Os embrulhos do Rio – Crônica de Rubem Braga

Encontro o amigo Mário em seu escritório, à volta com papéis e barbantes, fazendo um grande embrulho. São encomendas e presentes que vai mandar para sua gente em Santa Catarina. Inábil e carinhosamente ele compõe o grande embrulho, que sai torto e frágil.

Não me proponho a ajudá-lo, porque sou seu irmão em falta de jeito. Aparece, a certa altura, um rapazinho, que olha em silêncio a faina de Mário.

Este compreende a ironia e compaixão do tímido sorriso do rapaz e, com um gesto, pede sua ajuda. Em meio minuto, o moço desmancha tudo e faz daquele embrulho informe e explosivo um pacote simples, sólido e firme.

Mas não estou pensando nessa qualidade que sempre me pareceu milagrosa, essa certeza das mãos em ordenar as coisas para nós rebeldes e desconjuntadas, para esses privilegiados, obedientes e fáceis. Penso nas mãos que, em uma praia distante, vão desembrulhar essas coisas; na alegria com que no fundo da província a gente recebe os presentes.

Quando meus pais ou minha irmã voltavam de um passeio ao Rio, nós todos, os menores, ficávamos olhando com uma impaciência quase agônica as malas e valises que o carregador ia depondo na sala. A alegria maior não estava no presente que cada um recebia, estava no mistério numeroso das malas, na surpresa do que ia surgindo. Uma grande parte, que despertava exclamações deliciadas das mulheres, não nos interessava: eram saias, blusas, lenços, cortes de trapos e fazendas coloridas, jóias e bugigangas femininas. A mais distante das primas e a mais obscura das empregadas podia estar certa de ganhar um pequeno presente: a alegria era para todos da casa e da família, e se derramava em nossa rua pelos vizinhos e amigos. Além dos presentes havia as inumeráveis encomendas, três metros disto ou daquilo, um» sapatinho de tal número para combinar com aquele vestidinho grená, fitas, elásticos, não sei o que mais.

Se esse mundo de coisas de mulher nos deixava frios e impacientes, os brinquedos e os presentes para homens e coisas para uso caseiro eram visões sensacionais. Jogos de papelões coloridos, coisas de lata com molas imprevistas, fósforos de acender sem caixa, abridores de latas, sopa juliana seca, isqueiro, torradeiras de pão, coisas elétricas, brilhantes e coloridas — todo o mundo mecânico insuspeitado que chegava ao nosso canto de província. E também programas de cinema, cardápios de restaurantes…

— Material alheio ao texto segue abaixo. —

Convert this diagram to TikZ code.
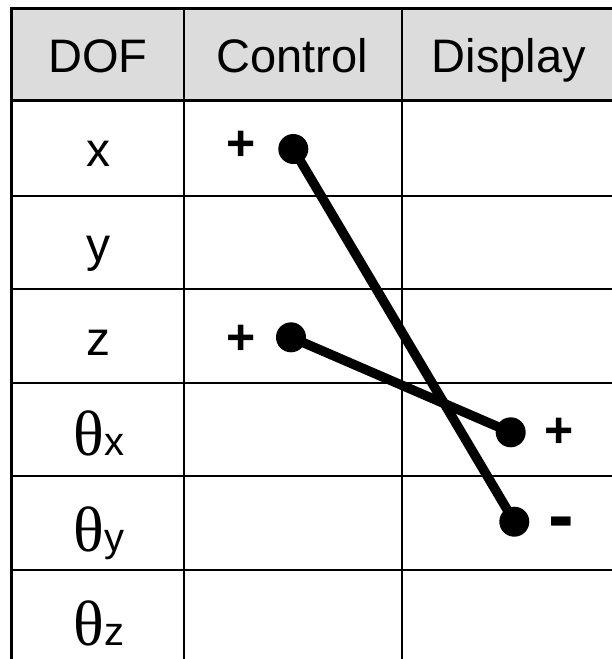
\documentclass[tikz,border=0pt]{standalone}
\usepackage{fontspec}
\setmainfont{Liberation Sans}
\newfontfamily\greekfont{Liberation Serif}
\definecolor{headgray}{HTML}{DCDCDC}
% an angular degree of freedom: serif theta followed by its axis letter
\newcommand\rotdof[1]{{\fontsize{64}{64}\selectfont\greekfont\symbol{"03B8}}{\fontsize{40}{40}\selectfont #1}}
\begin{document}
\begin{tikzpicture}[x=1pt,y=-1pt,
  grid/.style={line width=2.5pt},
  frame/.style={line width=3.2pt},
  head/.style={anchor=base, inner sep=0pt, font=\fontsize{47}{47}\selectfont},
  cell/.style={anchor=base, inner sep=0pt, font=\fontsize{48}{48}\selectfont},
  rot/.style={anchor=base, inner sep=0pt},
  dot/.style={circle, fill=black, minimum size=30pt, inner sep=0pt},
  link/.style={line width=9.5pt},
  plus/.style={anchor=base, inner sep=0pt, font=\fontsize{50}{50}\selectfont\bfseries},
  minus/.style={anchor=base, inner sep=0pt, font=\fontsize{77}{77}\selectfont\bfseries},
]
\fill[white] (0,0) rectangle (612,659);
\useasboundingbox (0,0) rectangle (612,659);

% header band
\fill[headgray] (11.7,8.5) rectangle (612,100.5);

% table rules
\foreach \y in {100.5,196,289,383,476,570}
  \draw[grid] (11.7,\y) -- (612,\y);
\foreach \x in {184,402}
  \draw[grid] (\x,8.5) -- (\x,659);
\draw[frame] (612,8.5) -- (11.7,8.5) -- (11.7,659);

% column headings
\node[head] (hdof) at (98,72.3) {DOF};
\node[head] (hctl) at (292,72.3) {Control};
\node[head] (hdsp) at (509,72.3) {Display};

% degrees of freedom
\node[cell] (rx) at (98,166.7) {x};
\node[cell] (ry) at (98,261) {y};
\node[cell] (rz) at (98,355) {z};
\node[rot] (rtx) at (99,455) {\rotdof{x}};
\node[rot] (rty) at (99,551.5) {\rotdof{y}};
\node[rot] (rtz) at (99,645.5) {\rotdof{z}};

% mapping end points
\node[dot] (cx) at (293.3,149) {};
\node[dot] (cz) at (291,337.3) {};
\node[dot] (dtx) at (510.7,432.3) {};
\node[dot] (dty) at (514.3,521.7) {};

% mapping links
\draw[link] (cx.center) -- (dty.center);
\draw[link] (cz.center) -- (dtx.center);

% signs
\node[plus] (scx) at (240.8,160.7) {+};
\node[plus] (scz) at (240.8,354.9) {+};
\node[plus] (stx) at (559,447.9) {+};
\node[minus] (sty) at (561.7,541) {-};
\end{tikzpicture}
\end{document}
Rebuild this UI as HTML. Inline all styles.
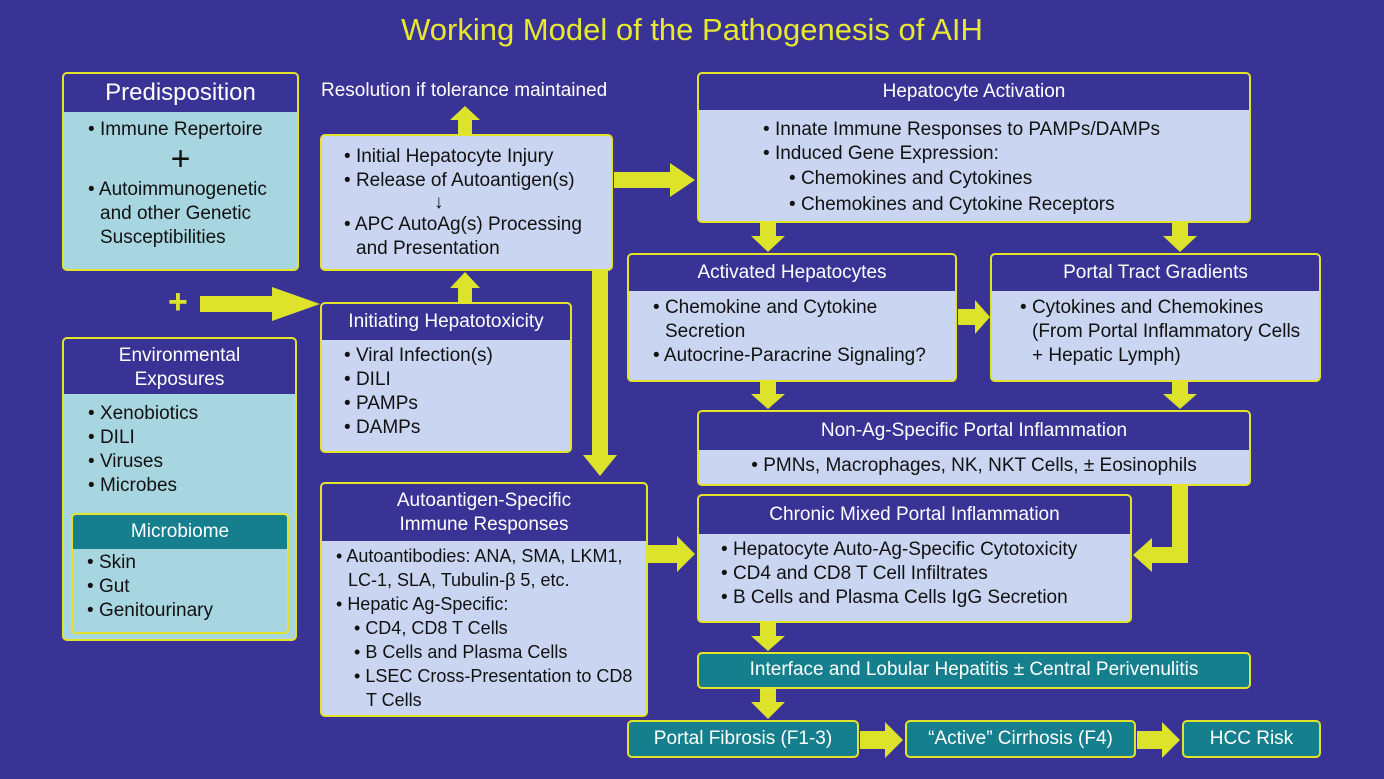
<!DOCTYPE html>
<html><head><meta charset="utf-8"><style>
body{margin:0;width:1384px;height:779px;background:#3a3396;position:relative;overflow:hidden;font-family:"Liberation Sans",sans-serif;}
.b{position:absolute;border:2.5px solid #e3e32a;border-radius:5px;background:#c9d5f1;box-sizing:border-box;overflow:hidden;color:#111;font-size:19px;line-height:24px;}
.h{background:#3a3396;color:#fff;text-align:center;font-size:19px;line-height:24px;}
.t{position:absolute;color:#fff;font-size:19px;}
.teal{background:#167f8e;color:#fff;text-align:center;}
ul{margin:0;padding:0;list-style:none}
li{padding-left:18px;text-indent:-12px}
li:before{content:"• ";}
svg{position:absolute;left:0;top:0}
</style></head><body>
<div class="t" style="left:0;width:1384px;top:12px;text-align:center;color:#e8e830;font-size:31px">Working Model of the Pathogenesis of AIH</div>

<div class="b" style="left:62px;top:72px;width:237px;height:199px;background:#a8d6e0">
<div class="h" style="font-size:24px;line-height:38px;height:38px">Predisposition</div>
<ul style="padding:6px 8px 0 18px"><li>Immune Repertoire</li></ul>
<div style="text-align:center;font-size:34px;line-height:34px">+</div>
<ul style="padding:2px 8px 0 18px"><li>Autoimmunogenetic and other Genetic Susceptibilities</li></ul>
</div>

<div class="b" style="left:62px;top:337px;width:235px;height:304px;background:#a8d6e0">
<div class="h" style="padding:5px 0 2px">Environmental<br>Exposures</div>
<ul style="padding:8px 8px 0 18px"><li>Xenobiotics</li><li>DILI</li><li>Viruses</li><li>Microbes</li></ul>
<div class="b" style="left:7px;top:174px;width:218px;height:121px;background:#a8d6e0">
<div class="teal" style="line-height:34px;height:34px">Microbiome</div>
<ul style="padding:2px 8px 0 8px"><li>Skin</li><li>Gut</li><li>Genitourinary</li></ul>
</div></div>

<div class="t" style="left:321px;top:80px">Resolution if tolerance maintained</div>
<div class="b" style="left:320px;top:134px;width:293px;height:137px">
<ul style="padding:9px 8px 0 16px"><li>Initial Hepatocyte Injury</li><li>Release of Autoantigen(s)</li></ul>
<div style="padding-left:112px;line-height:20px">↓</div>
<ul style="padding:0 8px 0 16px"><li>APC AutoAg(s) Processing and Presentation</li></ul></div>

<div class="b" style="left:320px;top:302px;width:252px;height:151px">
<div class="h" style="line-height:36px;height:36px">Initiating Hepatotoxicity</div>
<ul style="padding:4px 8px 0 16px;line-height:24px"><li>Viral Infection(s)</li><li>DILI</li><li>PAMPs</li><li>DAMPs</li></ul></div>

<div class="b" style="left:320px;top:482px;width:328px;height:235px">
<div class="h" style="padding:5px 0 4px">Autoantigen-Specific<br>Immune Responses</div>
<ul style="padding:3px 4px 0 8px;font-size:18px;line-height:24px"><li>Autoantibodies: ANA, SMA, LKM1, LC-1, SLA, Tubulin-β 5, etc.</li><li>Hepatic Ag-Specific:</li></ul>
<ul style="padding:0 4px 0 26px;font-size:18px;line-height:24px"><li>CD4, CD8 T Cells</li><li>B Cells and Plasma Cells</li><li>LSEC Cross-Presentation to CD8 T Cells</li></ul></div>

<div class="b" style="left:697px;top:72px;width:554px;height:151px">
<div class="h" style="line-height:36px;height:36px">Hepatocyte Activation</div>
<ul style="padding:8px 8px 0 58px;line-height:24px"><li>Innate Immune Responses to PAMPs/DAMPs</li><li>Induced Gene Expression:</li></ul>
<ul style="padding:0 8px 0 84px;line-height:26px"><li>Chemokines and Cytokines</li><li>Chemokines and Cytokine Receptors</li></ul></div>

<div class="b" style="left:627px;top:253px;width:330px;height:129px">
<div class="h" style="line-height:36px;height:36px">Activated Hepatocytes</div>
<ul style="padding:5px 6px 0 18px"><li>Chemokine and Cytokine Secretion</li><li>Autocrine-Paracrine Signaling?</li></ul></div>

<div class="b" style="left:990px;top:253px;width:331px;height:129px">
<div class="h" style="line-height:36px;height:36px">Portal Tract Gradients</div>
<ul style="padding:5px 6px 0 22px"><li>Cytokines and Chemokines (From Portal Inflammatory Cells + Hepatic Lymph)</li></ul></div>

<div class="b" style="left:697px;top:410px;width:554px;height:76px">
<div class="h" style="line-height:38px;height:38px">Non-Ag-Specific Portal Inflammation</div>
<div style="text-align:center;line-height:32px">• PMNs, Macrophages, NK, NKT Cells, ± Eosinophils</div></div>

<div class="b" style="left:697px;top:494px;width:435px;height:129px">
<div class="h" style="line-height:38px;height:38px">Chronic Mixed Portal Inflammation</div>
<ul style="padding:4px 6px 0 16px"><li>Hepatocyte Auto-Ag-Specific Cytotoxicity</li><li>CD4 and CD8 T Cell Infiltrates</li><li>B Cells and Plasma Cells IgG Secretion</li></ul></div>

<div class="b teal" style="left:697px;top:652px;width:554px;height:37px;line-height:32px">Interface and Lobular Hepatitis ± Central Perivenulitis</div>
<div class="b teal" style="left:627px;top:720px;width:232px;height:38px;line-height:33px">Portal Fibrosis (F1-3)</div>
<div class="b teal" style="left:905px;top:720px;width:231px;height:38px;line-height:33px">“Active” Cirrhosis (F4)</div>
<div class="b teal" style="left:1182px;top:720px;width:139px;height:38px;line-height:33px">HCC Risk</div>

<svg width="1384" height="779" fill="#dde32a">
<text x="168" y="313" font-size="34" font-family="Liberation Sans" fill="#dde32a" font-weight="bold">+</text>
<polygon points="200,296 272,296 272,287 320,304 272,321 272,312 200,312"/>
<polygon points="458,134 458,120 450,120 465,106 480,120 472,120 472,134"/>
<polygon points="458,302 458,288 450,288 465,272 480,288 472,288 472,302"/>
<polygon points="614,172 670,172 670,163 695,180 670,197 670,188 614,188"/>
<polygon points="592,271 608,271 608,455 617,455 600,476 583,455 592,455"/>
<polygon points="760,223 776,223 776,236 785,236 768,252 751,236 760,236"/>
<polygon points="1172,223 1188,223 1188,236 1197,236 1180,252 1163,236 1172,236"/>
<polygon points="958,309 975,309 975,300 990,317 975,334 975,325 958,325"/>
<polygon points="760,382 776,382 776,394 785,394 768,409 751,394 760,394"/>
<polygon points="1172,382 1188,382 1188,394 1197,394 1180,409 1163,394 1172,394"/>
<polygon points="1172,486 1188,486 1188,563 1152,563 1152,572 1133,555 1152,538 1152,547 1172,547"/>
<polygon points="648,545 677,545 677,536 695,554 677,572 677,563 648,563"/>
<polygon points="760,623 776,623 776,636 785,636 768,651 751,636 760,636"/>
<polygon points="760,689 776,689 776,702 785,702 768,719 751,702 760,702"/>
<polygon points="860,731 885,731 885,722 903,740 885,758 885,749 860,749"/>
<polygon points="1137,731 1162,731 1162,722 1180,740 1162,758 1162,749 1137,749"/>
</svg>
</body></html>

Seriam, afinal de contas, coisas de pouco valor: os grandes engenhos modernos estrangeiros estavam fora de nossas posses e de nossa imaginação. Mas para nós tudo era sensacional; e depois de esparramado sobre a mesa ou pelo chão o conteúdo da última valise, e distribuídos todos os presentes, ainda ficávamos algum tempo aturdidos por aquela sensação de opulência e de milagre. E o dia inteiro ouvindo a conversa dos grandes, que davam notícias de amigos, comentavam histórias, falavam da última revista de Araci Cortes, no Recreio, da última comédia de Procópio ou de Leopoldo Fróis ou da doença dos nossos parentes de Vila Isabel — ainda ficávamos tontos, pensando nesse Rio de Janeiro fabuloso, tão próximo e tão distante.

Aos 9 anos de idade, vim pela primeira vez ao Rio, trazido por minha irmã. Voltei muitas vezes; estou sempre voltando. Aqui já me aconteceram coisas. Mas o grande encanto e o máximo prestígio do Rio estavam nas malas e nos embrulhos abertos diante dos olhos assombrados do menino da roça.